-- BEGIN SOURCE MATERIAL --
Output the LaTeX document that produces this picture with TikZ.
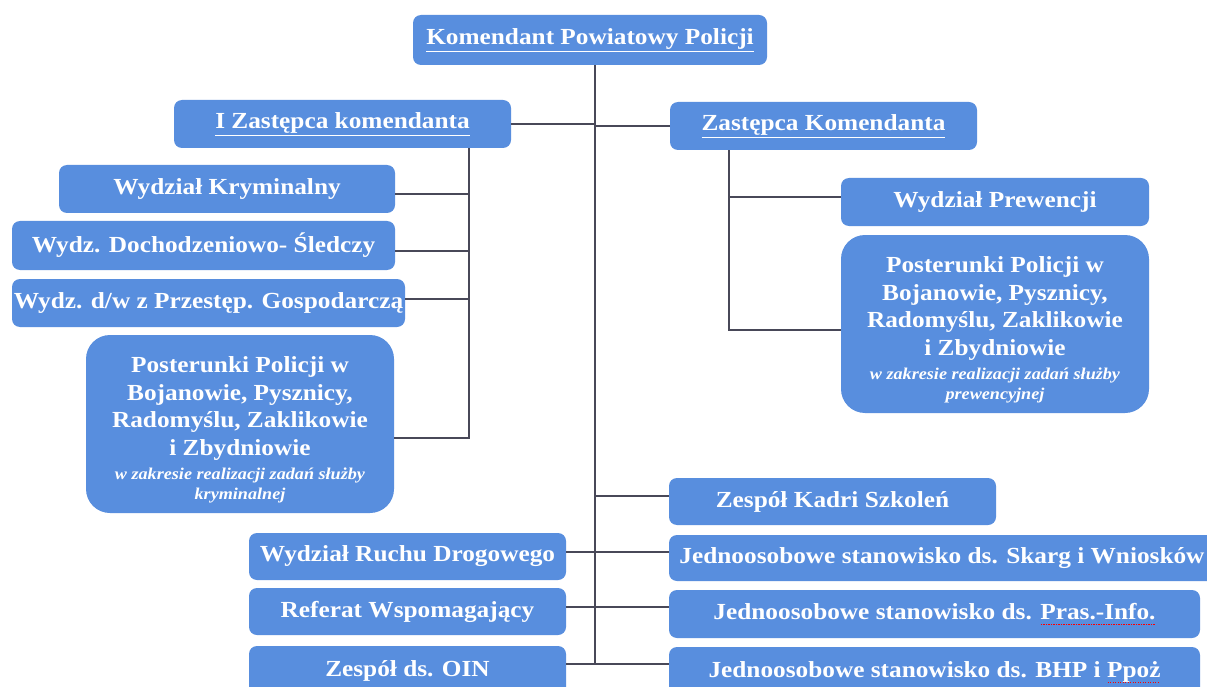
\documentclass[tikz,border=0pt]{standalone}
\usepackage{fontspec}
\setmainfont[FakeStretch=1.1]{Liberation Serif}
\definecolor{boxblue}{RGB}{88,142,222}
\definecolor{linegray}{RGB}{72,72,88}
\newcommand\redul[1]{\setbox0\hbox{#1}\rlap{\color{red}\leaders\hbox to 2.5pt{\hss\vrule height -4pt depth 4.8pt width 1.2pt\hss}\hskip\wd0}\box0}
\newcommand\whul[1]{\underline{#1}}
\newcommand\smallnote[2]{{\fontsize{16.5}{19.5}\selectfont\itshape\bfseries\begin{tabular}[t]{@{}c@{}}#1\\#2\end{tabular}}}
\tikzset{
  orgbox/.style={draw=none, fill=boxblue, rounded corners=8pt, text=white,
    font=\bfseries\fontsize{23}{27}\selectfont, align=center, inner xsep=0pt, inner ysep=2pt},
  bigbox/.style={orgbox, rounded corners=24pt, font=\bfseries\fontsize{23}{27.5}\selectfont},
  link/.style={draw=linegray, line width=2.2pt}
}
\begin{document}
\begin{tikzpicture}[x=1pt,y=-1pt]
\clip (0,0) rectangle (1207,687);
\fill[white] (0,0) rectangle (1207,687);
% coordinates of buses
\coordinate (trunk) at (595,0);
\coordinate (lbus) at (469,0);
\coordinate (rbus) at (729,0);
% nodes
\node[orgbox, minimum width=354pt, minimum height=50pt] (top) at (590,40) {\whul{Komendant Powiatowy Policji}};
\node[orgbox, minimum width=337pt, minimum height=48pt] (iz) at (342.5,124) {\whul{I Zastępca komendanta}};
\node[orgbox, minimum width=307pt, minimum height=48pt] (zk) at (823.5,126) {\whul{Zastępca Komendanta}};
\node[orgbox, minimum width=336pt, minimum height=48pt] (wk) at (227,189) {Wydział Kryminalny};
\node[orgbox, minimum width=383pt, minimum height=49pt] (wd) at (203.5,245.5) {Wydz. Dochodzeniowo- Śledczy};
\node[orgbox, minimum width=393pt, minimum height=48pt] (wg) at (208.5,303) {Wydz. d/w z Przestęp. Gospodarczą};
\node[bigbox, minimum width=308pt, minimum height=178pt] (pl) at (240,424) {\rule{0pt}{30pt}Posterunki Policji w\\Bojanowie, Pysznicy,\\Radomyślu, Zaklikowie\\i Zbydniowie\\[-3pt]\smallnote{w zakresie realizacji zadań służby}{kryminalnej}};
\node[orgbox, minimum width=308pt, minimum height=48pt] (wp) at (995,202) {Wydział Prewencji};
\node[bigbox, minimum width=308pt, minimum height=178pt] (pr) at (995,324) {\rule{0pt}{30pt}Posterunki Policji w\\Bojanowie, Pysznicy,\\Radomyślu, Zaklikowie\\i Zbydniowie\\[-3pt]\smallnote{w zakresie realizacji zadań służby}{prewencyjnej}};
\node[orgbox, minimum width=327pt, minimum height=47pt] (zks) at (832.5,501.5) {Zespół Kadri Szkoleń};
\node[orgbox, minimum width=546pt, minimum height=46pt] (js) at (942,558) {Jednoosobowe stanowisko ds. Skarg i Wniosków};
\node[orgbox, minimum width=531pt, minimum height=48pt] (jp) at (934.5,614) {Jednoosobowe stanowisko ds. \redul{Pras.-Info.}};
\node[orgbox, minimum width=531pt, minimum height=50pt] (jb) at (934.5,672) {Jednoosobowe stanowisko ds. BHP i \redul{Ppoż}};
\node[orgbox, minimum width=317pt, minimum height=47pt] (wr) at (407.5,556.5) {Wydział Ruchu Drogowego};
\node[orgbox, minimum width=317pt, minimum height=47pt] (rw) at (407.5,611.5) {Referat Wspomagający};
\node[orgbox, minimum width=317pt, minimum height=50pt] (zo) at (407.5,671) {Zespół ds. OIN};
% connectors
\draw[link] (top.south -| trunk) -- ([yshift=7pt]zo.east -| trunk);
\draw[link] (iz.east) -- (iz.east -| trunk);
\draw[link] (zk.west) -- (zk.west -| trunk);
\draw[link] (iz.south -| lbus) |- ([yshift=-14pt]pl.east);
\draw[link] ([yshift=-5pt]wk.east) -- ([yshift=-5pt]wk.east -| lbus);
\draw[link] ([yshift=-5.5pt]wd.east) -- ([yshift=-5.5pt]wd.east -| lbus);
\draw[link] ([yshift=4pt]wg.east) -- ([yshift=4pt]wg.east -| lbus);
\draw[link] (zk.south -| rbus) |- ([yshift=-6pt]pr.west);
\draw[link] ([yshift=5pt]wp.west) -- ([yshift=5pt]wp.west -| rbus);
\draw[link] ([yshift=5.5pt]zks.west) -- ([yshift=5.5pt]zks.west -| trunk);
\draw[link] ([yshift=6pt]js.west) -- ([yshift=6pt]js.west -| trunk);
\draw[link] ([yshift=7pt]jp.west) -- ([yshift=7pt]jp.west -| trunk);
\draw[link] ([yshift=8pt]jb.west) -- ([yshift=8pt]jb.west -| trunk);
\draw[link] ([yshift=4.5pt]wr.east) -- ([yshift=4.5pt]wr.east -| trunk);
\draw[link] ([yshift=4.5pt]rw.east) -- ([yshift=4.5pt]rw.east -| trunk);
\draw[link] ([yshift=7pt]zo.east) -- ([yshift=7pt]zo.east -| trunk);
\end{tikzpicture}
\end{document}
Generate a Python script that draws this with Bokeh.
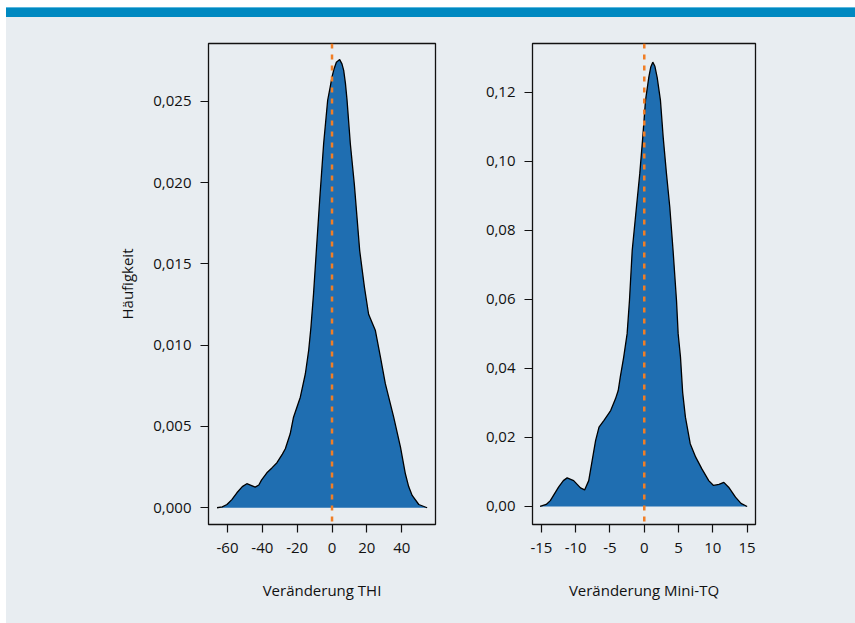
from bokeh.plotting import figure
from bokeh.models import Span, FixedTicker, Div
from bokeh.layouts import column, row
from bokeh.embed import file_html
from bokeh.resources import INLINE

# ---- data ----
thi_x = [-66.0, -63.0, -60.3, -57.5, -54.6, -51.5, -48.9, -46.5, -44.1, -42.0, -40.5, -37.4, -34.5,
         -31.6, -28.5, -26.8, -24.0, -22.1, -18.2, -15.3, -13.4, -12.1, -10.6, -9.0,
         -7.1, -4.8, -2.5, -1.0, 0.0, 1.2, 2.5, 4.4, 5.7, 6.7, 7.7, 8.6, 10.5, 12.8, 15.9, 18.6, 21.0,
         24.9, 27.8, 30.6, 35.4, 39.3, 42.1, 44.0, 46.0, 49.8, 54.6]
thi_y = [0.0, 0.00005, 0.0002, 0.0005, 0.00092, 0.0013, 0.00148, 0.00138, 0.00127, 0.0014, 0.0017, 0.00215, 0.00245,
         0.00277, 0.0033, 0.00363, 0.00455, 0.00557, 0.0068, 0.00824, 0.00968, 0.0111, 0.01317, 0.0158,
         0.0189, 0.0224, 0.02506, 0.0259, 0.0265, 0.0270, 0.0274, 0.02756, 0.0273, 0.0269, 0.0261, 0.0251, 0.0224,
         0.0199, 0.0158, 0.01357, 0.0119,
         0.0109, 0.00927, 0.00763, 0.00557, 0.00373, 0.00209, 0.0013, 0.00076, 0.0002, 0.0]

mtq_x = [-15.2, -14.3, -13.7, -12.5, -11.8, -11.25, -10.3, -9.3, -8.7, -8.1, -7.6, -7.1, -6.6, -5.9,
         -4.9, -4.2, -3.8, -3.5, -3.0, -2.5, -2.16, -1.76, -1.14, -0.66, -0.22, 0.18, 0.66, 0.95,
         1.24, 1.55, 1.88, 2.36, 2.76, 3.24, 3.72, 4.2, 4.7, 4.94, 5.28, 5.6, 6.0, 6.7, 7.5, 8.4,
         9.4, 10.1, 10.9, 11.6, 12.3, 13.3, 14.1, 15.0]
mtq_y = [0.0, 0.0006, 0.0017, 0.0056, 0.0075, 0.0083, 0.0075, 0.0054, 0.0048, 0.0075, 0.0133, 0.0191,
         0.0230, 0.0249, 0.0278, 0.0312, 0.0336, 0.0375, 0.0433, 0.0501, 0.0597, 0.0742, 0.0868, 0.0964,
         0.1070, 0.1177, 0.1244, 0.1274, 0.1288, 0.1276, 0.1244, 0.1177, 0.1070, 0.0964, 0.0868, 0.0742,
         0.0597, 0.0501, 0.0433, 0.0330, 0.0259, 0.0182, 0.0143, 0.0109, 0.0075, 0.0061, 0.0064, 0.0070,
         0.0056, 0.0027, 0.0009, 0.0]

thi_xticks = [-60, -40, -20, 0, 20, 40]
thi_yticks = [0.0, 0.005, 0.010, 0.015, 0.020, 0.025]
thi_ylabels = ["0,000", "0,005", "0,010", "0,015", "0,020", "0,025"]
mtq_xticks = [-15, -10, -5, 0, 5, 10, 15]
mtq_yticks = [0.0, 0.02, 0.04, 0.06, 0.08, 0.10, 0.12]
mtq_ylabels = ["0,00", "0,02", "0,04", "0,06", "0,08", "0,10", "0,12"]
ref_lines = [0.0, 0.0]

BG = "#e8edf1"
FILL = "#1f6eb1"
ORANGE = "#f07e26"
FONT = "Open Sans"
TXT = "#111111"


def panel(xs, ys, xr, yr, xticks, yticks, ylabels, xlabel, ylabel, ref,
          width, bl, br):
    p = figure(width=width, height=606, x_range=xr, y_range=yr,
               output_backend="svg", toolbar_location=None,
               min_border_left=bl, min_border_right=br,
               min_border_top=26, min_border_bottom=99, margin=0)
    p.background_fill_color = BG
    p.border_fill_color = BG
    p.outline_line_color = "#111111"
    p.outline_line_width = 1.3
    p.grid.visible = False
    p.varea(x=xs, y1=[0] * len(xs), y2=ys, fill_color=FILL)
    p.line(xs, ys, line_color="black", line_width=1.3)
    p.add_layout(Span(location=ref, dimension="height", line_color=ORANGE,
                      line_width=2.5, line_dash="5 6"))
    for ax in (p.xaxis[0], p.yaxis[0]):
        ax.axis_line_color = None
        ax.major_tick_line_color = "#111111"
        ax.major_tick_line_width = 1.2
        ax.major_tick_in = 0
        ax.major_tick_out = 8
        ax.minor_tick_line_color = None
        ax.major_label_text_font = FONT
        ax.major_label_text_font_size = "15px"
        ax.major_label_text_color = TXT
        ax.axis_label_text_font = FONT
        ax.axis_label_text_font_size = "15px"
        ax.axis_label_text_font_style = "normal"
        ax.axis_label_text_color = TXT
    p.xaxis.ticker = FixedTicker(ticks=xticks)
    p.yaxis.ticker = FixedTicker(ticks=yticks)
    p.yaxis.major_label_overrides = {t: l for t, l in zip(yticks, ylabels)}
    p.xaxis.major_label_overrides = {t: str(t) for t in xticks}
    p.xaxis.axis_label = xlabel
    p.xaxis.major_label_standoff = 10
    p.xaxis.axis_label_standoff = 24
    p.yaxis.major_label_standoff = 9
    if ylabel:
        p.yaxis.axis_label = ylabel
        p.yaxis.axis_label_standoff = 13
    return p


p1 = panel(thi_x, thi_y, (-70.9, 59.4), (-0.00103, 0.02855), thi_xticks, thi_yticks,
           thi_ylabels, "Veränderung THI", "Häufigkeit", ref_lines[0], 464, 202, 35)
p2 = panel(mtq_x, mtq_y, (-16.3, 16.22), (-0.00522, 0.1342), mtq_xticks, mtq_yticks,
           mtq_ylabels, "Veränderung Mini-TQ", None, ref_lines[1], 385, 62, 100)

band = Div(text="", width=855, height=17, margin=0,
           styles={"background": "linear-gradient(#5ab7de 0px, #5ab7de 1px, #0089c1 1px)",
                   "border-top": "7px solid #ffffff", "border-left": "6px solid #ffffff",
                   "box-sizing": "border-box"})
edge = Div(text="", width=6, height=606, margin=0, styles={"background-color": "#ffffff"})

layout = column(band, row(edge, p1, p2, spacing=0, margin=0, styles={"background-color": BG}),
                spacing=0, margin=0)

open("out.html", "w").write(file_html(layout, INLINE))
-- END SOURCE MATERIAL --
(WHAT TO WORK ON):
Leave out the pictures and transcribe exactly the lines from the one containing "Generate a Python" through the one containing "from bokeh.resources import INLINE".

(PROBLEM SOLUTION):
Generate a Python script that draws this with Bokeh.
from bokeh.plotting import figure
from bokeh.models import Span, FixedTicker, Div
from bokeh.layouts import column, row
from bokeh.embed import file_html
from bokeh.resources import INLINE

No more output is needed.